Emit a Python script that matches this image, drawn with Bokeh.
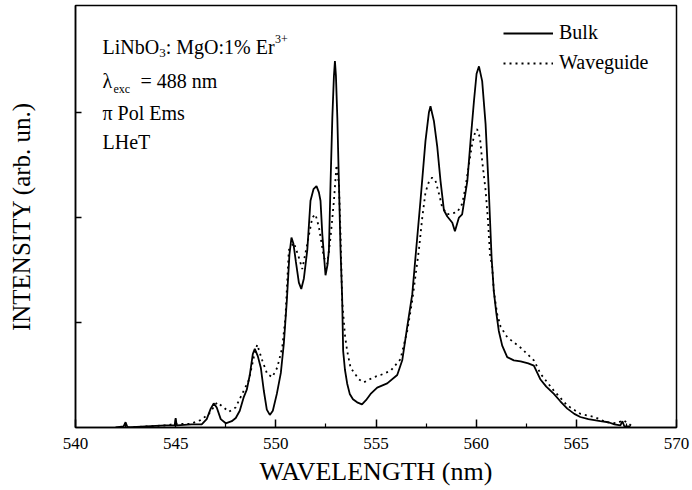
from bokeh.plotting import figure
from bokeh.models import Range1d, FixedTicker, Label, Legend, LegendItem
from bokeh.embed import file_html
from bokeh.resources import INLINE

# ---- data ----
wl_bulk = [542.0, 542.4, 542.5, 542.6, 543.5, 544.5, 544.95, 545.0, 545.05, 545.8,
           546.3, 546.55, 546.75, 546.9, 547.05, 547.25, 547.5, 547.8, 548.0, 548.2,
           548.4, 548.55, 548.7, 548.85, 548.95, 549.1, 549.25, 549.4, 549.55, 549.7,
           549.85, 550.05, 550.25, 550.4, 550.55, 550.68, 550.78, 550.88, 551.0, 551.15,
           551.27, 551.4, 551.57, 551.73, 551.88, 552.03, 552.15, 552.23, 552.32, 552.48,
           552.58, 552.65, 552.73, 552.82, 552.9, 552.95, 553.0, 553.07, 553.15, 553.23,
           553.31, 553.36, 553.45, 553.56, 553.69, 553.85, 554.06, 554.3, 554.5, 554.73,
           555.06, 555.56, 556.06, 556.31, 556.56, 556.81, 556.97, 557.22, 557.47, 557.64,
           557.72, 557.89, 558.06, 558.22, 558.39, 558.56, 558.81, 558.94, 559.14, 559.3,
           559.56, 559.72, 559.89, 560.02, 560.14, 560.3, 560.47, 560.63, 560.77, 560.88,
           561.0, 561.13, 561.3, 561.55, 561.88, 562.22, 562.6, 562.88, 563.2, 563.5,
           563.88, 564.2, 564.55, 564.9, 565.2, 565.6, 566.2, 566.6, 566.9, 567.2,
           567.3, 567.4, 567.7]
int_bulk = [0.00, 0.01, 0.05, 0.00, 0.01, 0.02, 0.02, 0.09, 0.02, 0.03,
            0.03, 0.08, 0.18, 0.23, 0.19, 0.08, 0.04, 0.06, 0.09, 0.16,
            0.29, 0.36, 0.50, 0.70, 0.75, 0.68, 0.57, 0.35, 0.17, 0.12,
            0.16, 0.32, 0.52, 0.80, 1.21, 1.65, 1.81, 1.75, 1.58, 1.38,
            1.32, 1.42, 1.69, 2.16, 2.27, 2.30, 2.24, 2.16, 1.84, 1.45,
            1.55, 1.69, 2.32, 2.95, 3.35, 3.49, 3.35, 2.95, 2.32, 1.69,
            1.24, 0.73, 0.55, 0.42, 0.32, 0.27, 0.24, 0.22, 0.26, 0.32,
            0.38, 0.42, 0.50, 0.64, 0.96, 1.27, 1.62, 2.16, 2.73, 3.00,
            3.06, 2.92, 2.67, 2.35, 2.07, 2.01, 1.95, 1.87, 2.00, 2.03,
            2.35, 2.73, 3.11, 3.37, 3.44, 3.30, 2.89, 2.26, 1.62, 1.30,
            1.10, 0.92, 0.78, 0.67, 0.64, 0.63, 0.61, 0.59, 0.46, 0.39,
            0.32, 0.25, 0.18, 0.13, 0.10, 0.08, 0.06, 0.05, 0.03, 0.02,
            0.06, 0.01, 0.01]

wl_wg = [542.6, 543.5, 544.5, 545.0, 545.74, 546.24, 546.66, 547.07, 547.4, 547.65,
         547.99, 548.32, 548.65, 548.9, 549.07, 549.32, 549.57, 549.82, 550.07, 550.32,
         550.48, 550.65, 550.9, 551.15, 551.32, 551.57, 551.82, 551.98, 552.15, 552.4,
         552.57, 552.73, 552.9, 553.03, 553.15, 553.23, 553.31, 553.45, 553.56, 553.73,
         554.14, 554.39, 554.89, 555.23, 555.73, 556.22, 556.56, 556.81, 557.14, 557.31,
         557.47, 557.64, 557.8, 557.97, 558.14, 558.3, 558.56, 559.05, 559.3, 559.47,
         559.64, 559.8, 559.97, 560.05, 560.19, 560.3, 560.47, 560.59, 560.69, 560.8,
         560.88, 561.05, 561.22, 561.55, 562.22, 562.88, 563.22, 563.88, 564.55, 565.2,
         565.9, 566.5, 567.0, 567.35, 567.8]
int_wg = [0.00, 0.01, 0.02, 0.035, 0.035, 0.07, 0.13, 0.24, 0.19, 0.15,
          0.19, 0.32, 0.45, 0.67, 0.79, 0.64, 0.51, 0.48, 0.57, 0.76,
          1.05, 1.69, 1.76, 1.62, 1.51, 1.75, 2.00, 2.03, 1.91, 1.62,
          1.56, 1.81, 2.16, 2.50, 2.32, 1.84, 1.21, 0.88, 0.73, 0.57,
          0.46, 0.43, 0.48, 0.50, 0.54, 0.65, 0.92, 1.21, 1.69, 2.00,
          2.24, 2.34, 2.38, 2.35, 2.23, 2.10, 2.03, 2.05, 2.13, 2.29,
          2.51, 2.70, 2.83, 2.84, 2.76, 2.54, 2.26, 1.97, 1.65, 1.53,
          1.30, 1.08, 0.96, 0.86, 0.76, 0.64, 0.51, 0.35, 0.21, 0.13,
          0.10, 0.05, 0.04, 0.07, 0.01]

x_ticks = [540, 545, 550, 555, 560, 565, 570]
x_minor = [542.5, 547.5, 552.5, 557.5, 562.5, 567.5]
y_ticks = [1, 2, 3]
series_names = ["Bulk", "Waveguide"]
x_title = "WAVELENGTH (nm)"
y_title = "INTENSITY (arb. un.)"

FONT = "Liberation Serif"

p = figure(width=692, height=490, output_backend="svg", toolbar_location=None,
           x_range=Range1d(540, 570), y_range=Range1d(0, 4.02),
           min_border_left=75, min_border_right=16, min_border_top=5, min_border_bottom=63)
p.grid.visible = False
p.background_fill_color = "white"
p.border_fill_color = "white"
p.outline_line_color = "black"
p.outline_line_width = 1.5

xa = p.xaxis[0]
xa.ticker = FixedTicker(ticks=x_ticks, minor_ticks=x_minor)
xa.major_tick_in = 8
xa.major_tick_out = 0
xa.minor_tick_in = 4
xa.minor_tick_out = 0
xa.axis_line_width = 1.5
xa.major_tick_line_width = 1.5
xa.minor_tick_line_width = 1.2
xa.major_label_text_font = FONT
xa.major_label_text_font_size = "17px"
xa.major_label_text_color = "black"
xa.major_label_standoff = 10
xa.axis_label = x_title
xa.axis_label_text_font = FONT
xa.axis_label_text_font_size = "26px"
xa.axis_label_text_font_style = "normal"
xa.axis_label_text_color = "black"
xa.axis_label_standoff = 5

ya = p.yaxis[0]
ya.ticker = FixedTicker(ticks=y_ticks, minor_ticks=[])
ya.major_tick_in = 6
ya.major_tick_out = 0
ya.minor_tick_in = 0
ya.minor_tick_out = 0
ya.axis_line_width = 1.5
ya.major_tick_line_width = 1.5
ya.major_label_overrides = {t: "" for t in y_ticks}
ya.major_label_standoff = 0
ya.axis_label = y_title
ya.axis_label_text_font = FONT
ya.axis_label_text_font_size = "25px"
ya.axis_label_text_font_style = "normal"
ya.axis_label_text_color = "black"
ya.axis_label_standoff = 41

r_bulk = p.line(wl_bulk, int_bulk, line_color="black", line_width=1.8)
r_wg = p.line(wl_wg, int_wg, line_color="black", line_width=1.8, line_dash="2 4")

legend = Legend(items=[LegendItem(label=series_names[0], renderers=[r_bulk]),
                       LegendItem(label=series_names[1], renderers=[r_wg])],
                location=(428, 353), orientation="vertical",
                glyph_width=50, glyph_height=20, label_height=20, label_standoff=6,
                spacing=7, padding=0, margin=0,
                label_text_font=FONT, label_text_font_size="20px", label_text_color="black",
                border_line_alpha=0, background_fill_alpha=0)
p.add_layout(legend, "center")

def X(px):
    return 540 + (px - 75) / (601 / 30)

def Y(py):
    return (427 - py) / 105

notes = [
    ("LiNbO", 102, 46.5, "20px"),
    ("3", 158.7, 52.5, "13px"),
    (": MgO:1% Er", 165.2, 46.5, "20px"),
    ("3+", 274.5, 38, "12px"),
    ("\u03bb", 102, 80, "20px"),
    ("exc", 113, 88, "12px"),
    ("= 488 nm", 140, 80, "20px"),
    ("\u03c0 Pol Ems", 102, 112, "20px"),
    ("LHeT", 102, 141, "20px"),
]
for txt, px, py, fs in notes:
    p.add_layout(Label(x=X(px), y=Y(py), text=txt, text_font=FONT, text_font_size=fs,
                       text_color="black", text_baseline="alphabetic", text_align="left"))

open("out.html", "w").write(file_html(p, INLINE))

#### WHAT TO PRODUCE:
Your task is to reproduce exactly the lines from the start of the data above through the line containing "from bokeh.resources import INLINE", leaving every picture out.

#### EXERCISE SOLUTION:
Emit a Python script that matches this image, drawn with Bokeh.
from bokeh.plotting import figure
from bokeh.models import Range1d, FixedTicker, Label, Legend, LegendItem
from bokeh.embed import file_html
from bokeh.resources import INLINE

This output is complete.